Time to meet Kendyll Burnell (She/her)! Kendyll is a research technician at Massachusetts Institute of Technology (MIT) in the USA! She studies synaptic plasticity in the visual cortex and is currently applying to doctoral programs in neurosciences!
What kind of scientist are you?
I’m a research technician at MIT, studying synaptic plasticity in the visual cortex. I work in an imaging lab, where we are able to do live, in vivo, imaging on a synaptic level of the same neurons over development. The project I work on in particular looks at inhibitory synapses on pyramidal neurons, and how their plasticity changes over development. I’m currently applying to neuroscience PhD programs!
What made you want to become a scientist?
I’ve always been interested in the natural world, I grew up in the middle of nowhere in Maine and spent my days playing in the backyard, and dissecting owl pellets with my parents and sisters. However, I knew I wanted to really study science when my health started to be in flux in middle and high school. Many concussions, that refused to heal normally, made me realize just how much we don’t know about the brain. The summer after my freshman year of undergrad I had my first experience as an intern in a real research lab, and as I realized my love for scientific research. I love waking up in the middle of the night with a new question, and spending the day puzzling together what experiments could give me the answer to that question.
“I grew up in the middle of nowhere in Maine and spent my days playing in the backyard, and dissecting owl pellets with my parents and sisters.”Kendyll Burnell
What makes you a #UniqueScientist?
I am a scientist with an invisible disability. I have chronic migraines from several concussions in middle school and high school. And a condition called Postural Orthostatic Tachycardia Syndrome (POTS), an autonomic nervous system condition where my blood pressure drops, my heart rate skyrockets to try to compensate for it (it doesn’t actually compensate for it), and I can pass out- without much warning. This leaves me with chronic fatigue, the inability to walk long distances or stand for too long, and pretty common fainting or woozy spells. I’m also in the middle of training a service dog to alert me to a blood pressure drop, pick up/ fetch things for me, and to help me out if I do pass out alone.
However, looking at me, I look totally ‘normal’ and healthy. This can lead to some awkward encounters when there are things I simply can’t do: walk up more than one flight of stairs, stand rather than sit at a lab bench for hours at a time, etc.
What’s something cool you do outside of work?
I love reading and cooking outside of work! My weekend self care is always finding a nice coffee shop and reading a fiction book for a couple of hours with a good latte.
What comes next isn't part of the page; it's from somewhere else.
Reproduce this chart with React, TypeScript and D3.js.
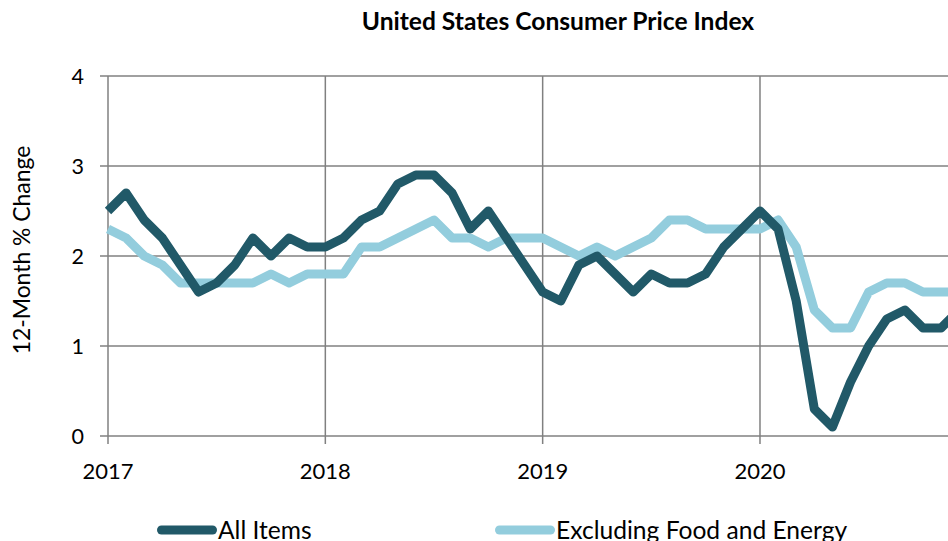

I also love going to the farmers market, getting lots of veggies and cooking for friends.
If you had one wish and could change anything in science, what would it be?
I wish I could change the prejudice surrounding physical and mental health in academia. Illness and disability is often seen as weakness in character or ability to do science- when as long I have the accommodations I need, I can do my job spectacularly. Instead, I’m afraid to tell my PI that I may need accommodations because she has made comments such as “can’t we do a better job weeding these people out in the application process?” when talking about those with mental or physical illness.
“He truly showed me that despite my struggles, with a little extra work and time, that I could succeed as much as my peers.”Kendyll Burnell
Who has inspired you the most in your journey to where you are now?
A couple of people have really inspired and motivated me to become the scientist I am today. My high school AP chemistry, Mr. Luchesse, teacher not only got me excited about science, but also took extra time to help me not only with his class, but with my calculus class as well throughout the fluctuations of health and chronic pain. He truly showed me that despite my struggles, with a little extra work and time, that I could succeed as much as my peers.
The next person was the first PI I ever had a research internship with. Dr. Reddien, a professor at MIT, gave a shot to a nervous undergrad without any experience, and allowed me to realize that I love research. He not only encouraged me to ask questions, and formulate experiments, but talked to me about woolly mammoths and bird watching (both of which have nothing to do with his research). I would not have decided on graduate school and neuroscience research if it weren’t for those three months I spent in his lab.
Let’s end on a high note! What’s something you’ve done this week that you’re proud of?
This week my post-doc is on vacation which means I’m in charge of our experiments by myself! So far I haven’t messed anything up!